■ Aim of the task:
Lines that hold the string "this" are to be counted; give only their number.

■ Records for the task:
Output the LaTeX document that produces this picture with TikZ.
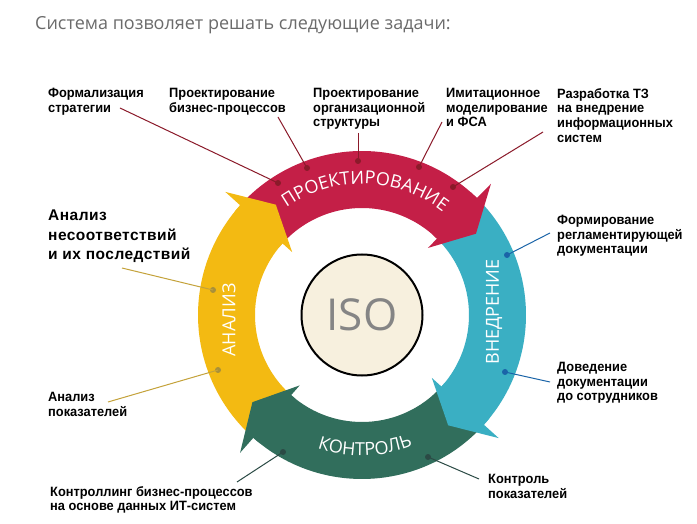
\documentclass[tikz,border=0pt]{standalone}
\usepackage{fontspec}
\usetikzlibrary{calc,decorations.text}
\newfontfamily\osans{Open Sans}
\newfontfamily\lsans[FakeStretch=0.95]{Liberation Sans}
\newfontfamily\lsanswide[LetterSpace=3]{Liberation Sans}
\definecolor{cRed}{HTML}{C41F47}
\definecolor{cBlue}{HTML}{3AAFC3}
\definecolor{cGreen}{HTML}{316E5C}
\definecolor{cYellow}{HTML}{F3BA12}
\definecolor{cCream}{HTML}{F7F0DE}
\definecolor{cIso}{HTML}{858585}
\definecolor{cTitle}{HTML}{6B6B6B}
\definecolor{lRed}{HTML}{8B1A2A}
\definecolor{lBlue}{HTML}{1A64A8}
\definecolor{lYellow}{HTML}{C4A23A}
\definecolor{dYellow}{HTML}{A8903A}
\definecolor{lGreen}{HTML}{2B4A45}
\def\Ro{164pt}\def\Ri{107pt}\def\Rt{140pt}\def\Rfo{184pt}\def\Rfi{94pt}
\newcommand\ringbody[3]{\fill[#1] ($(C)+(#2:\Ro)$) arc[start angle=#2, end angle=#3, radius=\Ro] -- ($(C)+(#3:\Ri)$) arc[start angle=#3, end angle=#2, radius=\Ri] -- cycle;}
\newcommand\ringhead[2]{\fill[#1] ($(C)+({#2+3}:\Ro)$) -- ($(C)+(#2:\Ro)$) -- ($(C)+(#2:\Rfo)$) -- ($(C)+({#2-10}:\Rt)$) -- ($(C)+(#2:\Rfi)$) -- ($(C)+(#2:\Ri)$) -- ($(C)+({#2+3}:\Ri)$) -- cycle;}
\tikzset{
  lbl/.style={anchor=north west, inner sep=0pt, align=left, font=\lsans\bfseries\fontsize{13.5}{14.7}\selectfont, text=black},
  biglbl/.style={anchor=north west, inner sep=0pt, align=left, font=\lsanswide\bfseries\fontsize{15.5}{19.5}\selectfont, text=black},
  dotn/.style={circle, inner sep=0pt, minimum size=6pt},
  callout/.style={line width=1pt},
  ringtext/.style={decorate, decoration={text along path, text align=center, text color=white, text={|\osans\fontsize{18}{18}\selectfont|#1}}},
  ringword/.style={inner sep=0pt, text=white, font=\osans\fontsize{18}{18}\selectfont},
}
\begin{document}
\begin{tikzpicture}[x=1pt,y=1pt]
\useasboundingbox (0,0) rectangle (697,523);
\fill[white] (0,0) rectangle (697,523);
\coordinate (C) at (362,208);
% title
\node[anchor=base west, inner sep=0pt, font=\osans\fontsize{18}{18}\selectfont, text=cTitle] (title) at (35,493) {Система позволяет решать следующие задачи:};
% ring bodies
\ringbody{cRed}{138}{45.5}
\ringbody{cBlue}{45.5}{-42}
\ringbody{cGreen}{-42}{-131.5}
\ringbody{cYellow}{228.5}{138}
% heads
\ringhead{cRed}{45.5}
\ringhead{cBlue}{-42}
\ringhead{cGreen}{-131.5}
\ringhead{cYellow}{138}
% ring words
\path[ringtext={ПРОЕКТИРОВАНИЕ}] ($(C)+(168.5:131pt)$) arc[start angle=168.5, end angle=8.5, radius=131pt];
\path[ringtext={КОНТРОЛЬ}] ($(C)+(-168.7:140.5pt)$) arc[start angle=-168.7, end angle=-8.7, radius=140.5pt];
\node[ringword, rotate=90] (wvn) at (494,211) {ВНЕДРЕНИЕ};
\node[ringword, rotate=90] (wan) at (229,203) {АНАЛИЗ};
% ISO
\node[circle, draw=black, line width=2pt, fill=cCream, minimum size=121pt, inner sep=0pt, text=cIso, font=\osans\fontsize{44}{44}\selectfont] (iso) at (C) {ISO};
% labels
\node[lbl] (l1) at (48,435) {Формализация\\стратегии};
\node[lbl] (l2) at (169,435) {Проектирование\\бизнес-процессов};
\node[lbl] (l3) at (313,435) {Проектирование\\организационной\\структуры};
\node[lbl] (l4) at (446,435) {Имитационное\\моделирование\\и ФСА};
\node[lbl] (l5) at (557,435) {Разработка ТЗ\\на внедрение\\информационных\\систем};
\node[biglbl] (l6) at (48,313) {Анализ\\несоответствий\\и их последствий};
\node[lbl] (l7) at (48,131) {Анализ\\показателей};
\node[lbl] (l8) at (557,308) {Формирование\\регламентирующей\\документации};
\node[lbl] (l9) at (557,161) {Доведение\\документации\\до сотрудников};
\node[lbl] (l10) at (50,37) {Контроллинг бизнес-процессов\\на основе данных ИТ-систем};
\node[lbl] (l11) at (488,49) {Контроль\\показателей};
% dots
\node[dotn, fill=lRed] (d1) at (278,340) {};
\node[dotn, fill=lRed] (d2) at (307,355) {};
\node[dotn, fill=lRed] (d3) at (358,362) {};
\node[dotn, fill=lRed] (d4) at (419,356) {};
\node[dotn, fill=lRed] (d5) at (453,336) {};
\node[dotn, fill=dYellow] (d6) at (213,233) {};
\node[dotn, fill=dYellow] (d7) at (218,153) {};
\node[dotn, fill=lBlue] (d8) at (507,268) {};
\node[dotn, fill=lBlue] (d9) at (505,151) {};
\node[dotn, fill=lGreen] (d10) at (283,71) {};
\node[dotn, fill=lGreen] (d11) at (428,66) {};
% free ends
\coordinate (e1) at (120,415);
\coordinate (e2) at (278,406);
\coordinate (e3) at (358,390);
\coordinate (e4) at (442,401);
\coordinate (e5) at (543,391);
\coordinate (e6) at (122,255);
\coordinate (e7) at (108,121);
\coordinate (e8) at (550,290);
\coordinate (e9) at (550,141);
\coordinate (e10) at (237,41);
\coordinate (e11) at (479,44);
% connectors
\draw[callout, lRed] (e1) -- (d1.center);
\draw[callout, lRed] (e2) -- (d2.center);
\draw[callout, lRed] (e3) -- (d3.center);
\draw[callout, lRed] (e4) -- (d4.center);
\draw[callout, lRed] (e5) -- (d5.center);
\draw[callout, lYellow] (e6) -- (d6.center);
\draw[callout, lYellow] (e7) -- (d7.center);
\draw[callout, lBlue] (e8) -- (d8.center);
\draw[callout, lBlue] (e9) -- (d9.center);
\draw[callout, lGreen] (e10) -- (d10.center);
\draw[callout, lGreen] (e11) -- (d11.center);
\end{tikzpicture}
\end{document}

...

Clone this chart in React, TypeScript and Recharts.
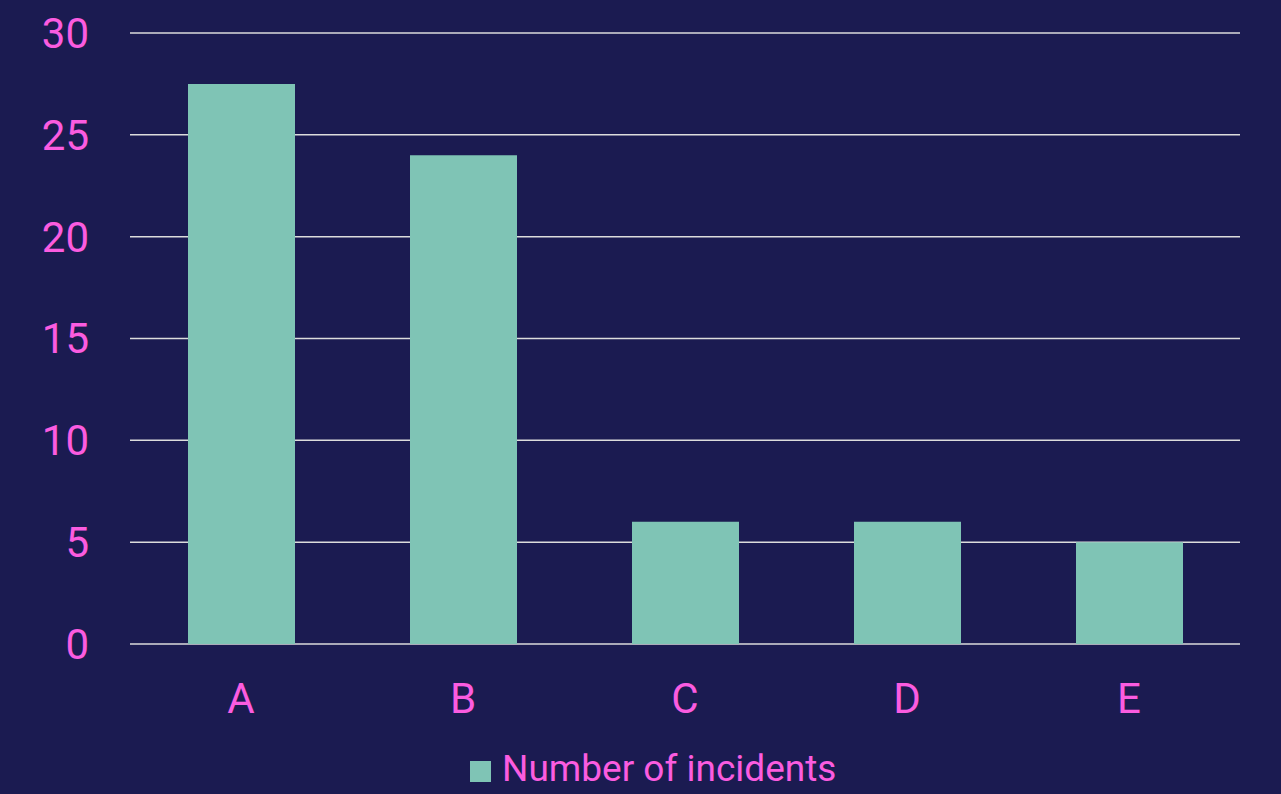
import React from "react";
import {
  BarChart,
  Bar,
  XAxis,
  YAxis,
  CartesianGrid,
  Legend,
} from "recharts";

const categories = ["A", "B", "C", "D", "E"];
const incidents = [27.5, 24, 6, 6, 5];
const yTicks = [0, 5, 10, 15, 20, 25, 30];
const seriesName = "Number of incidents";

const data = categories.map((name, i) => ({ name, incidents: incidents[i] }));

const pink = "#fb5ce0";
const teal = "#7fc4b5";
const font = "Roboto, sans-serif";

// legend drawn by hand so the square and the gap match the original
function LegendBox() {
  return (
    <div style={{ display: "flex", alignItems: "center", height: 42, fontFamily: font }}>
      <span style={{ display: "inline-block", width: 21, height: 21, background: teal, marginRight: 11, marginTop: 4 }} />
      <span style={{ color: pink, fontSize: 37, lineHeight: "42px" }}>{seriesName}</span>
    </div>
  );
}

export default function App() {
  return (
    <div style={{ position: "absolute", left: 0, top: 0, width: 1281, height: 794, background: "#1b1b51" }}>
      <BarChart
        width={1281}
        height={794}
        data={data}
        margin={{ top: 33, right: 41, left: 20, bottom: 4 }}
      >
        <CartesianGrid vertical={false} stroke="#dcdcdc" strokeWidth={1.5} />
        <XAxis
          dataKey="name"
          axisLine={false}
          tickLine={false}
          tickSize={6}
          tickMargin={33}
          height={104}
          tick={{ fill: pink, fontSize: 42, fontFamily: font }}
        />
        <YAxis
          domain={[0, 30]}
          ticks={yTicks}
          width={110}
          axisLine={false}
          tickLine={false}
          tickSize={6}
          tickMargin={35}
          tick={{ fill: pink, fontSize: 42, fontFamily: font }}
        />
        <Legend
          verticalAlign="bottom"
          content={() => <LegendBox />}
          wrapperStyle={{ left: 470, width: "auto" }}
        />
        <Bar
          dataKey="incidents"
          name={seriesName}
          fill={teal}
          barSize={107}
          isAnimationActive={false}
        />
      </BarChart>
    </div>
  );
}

■ Reply to the exercise:
2